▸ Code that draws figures

================================

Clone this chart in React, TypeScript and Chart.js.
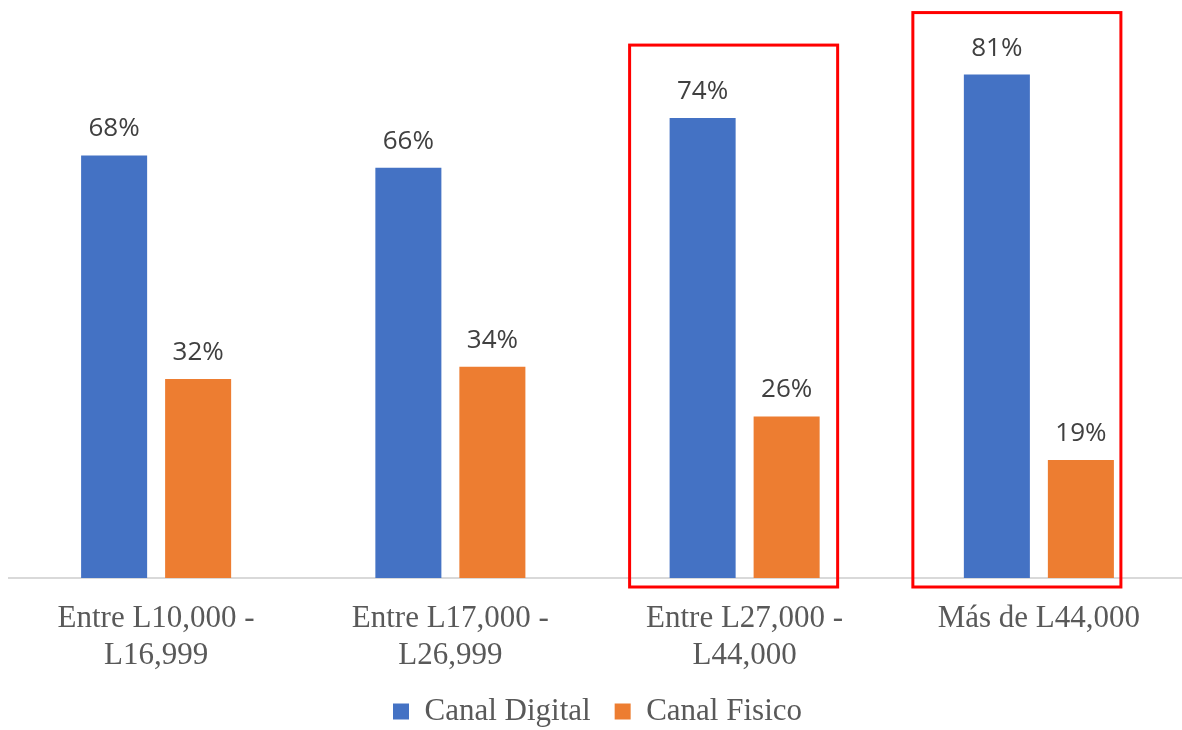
import React, { useEffect, useRef } from "react";
import { Chart, registerables } from "chart.js";

Chart.register(...registerables);

const categories: string[][] = [
  ["Entre L10,000 -", "L16,999"],
  ["Entre L17,000 -", "L26,999"],
  ["Entre L27,000 -", "L44,000"],
  ["Más de L44,000"],
];
const canalDigital = [68, 66, 74, 81];
const canalFisico = [32, 34, 26, 19];
const highlighted = [2, 3];

const dataLabels = {
  id: "dataLabels",
  afterDatasetsDraw(chart: any) {
    const ctx = chart.ctx;
    ctx.save();
    ctx.font = "26px 'Open Sans'";
    ctx.fillStyle = "#404040";
    ctx.textAlign = "center";
    ctx.textBaseline = "alphabetic";
    chart.data.datasets.forEach((ds: any, di: number) => {
      const meta = chart.getDatasetMeta(di);
      meta.data.forEach((el: any, i: number) => {
        ctx.fillText(ds.data[i] + "%", el.x, el.y - 19);
      });
    });
    ctx.restore();
  },
};

const boxes = {
  id: "highlightBoxes",
  afterDraw(chart: any) {
    const ctx = chart.ctx;
    const meta = chart.getDatasetMeta(0);
    const metaB = chart.getDatasetMeta(1);
    const bottom = chart.chartArea.bottom + 9;
    const cfg: Record<number, { l: number; r: number; t: number }> = {
      2: { l: 40, r: 18, t: 73 },
      3: { l: 51, r: 7, t: 62 },
    };
    ctx.save();
    ctx.strokeStyle = "#ff0000";
    ctx.lineWidth = 3;
    highlighted.forEach((i) => {
      const a = meta.data[i] as any;
      const b = metaB.data[i] as any;
      const c = cfg[i];
      const left = a.x - a.width / 2 - c.l;
      const right = b.x + b.width / 2 + c.r;
      const top = a.y - c.t;
      ctx.strokeRect(left, top, right - left, bottom - top);
    });
    ctx.restore();
  },
};

export default function App() {
  const ref = useRef<HTMLCanvasElement>(null);
  useEffect(() => {
    const chart = new Chart(ref.current!, {
      type: "bar",
      data: {
        labels: categories as any,
        datasets: [
          {
            label: "Canal Digital",
            data: canalDigital,
            backgroundColor: "#4472C4",
            categoryPercentage: 0.571,
            barPercentage: 0.786,
          },
          {
            label: "Canal Fisico",
            data: canalFisico,
            backgroundColor: "#ED7D31",
            categoryPercentage: 0.571,
            barPercentage: 0.786,
          },
        ],
      },
      options: {
        responsive: false,
        animation: false,
        layout: { padding: { left: 9, right: 0, top: 0, bottom: 0 } },
        plugins: {
          tooltip: { enabled: false },
          legend: {
            position: "bottom",
            maxHeight: 58,
            labels: {
              font: { family: "'Liberation Serif', 'Times New Roman', serif", size: 31, lineHeight: 1.1 },
              color: "#595959",
              boxWidth: 16,
              boxHeight: 16,
              padding: 24,
            },
          },
        },
        scales: {
          x: {
            grid: { display: false, drawTicks: false },
            border: { display: true, color: "#d9d9d9", width: 2 },
            ticks: {
              font: { family: "'Liberation Serif', 'Times New Roman', serif", size: 31, lineHeight: 1.18 },
              color: "#595959",
              padding: 23,
              maxRotation: 0,
              autoSkip: false,
            },
            afterFit: (s: any) => {
              s.height = 94;
            },
          },
          y: {
            display: false,
            min: 0,
            max: 93,
          },
        },
      },
      plugins: [dataLabels, boxes],
    });
    return () => chart.destroy();
  }, []);
  return (
    <div style={{ position: "fixed", left: 0, top: 0, width: 1182, height: 730, overflow: "hidden", background: "#fff" }}>
      <canvas ref={ref} width={1186} height={730} style={{ display: "block" }} />
    </div>
  );
}
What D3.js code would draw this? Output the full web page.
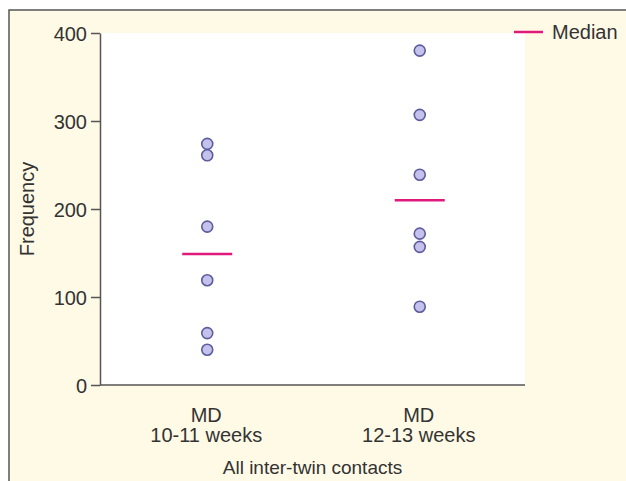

================================

From the entries above, select each line containing the string "React".

Clone this chart in React, TypeScript and Chart.js.
import React, { useEffect, useRef } from "react";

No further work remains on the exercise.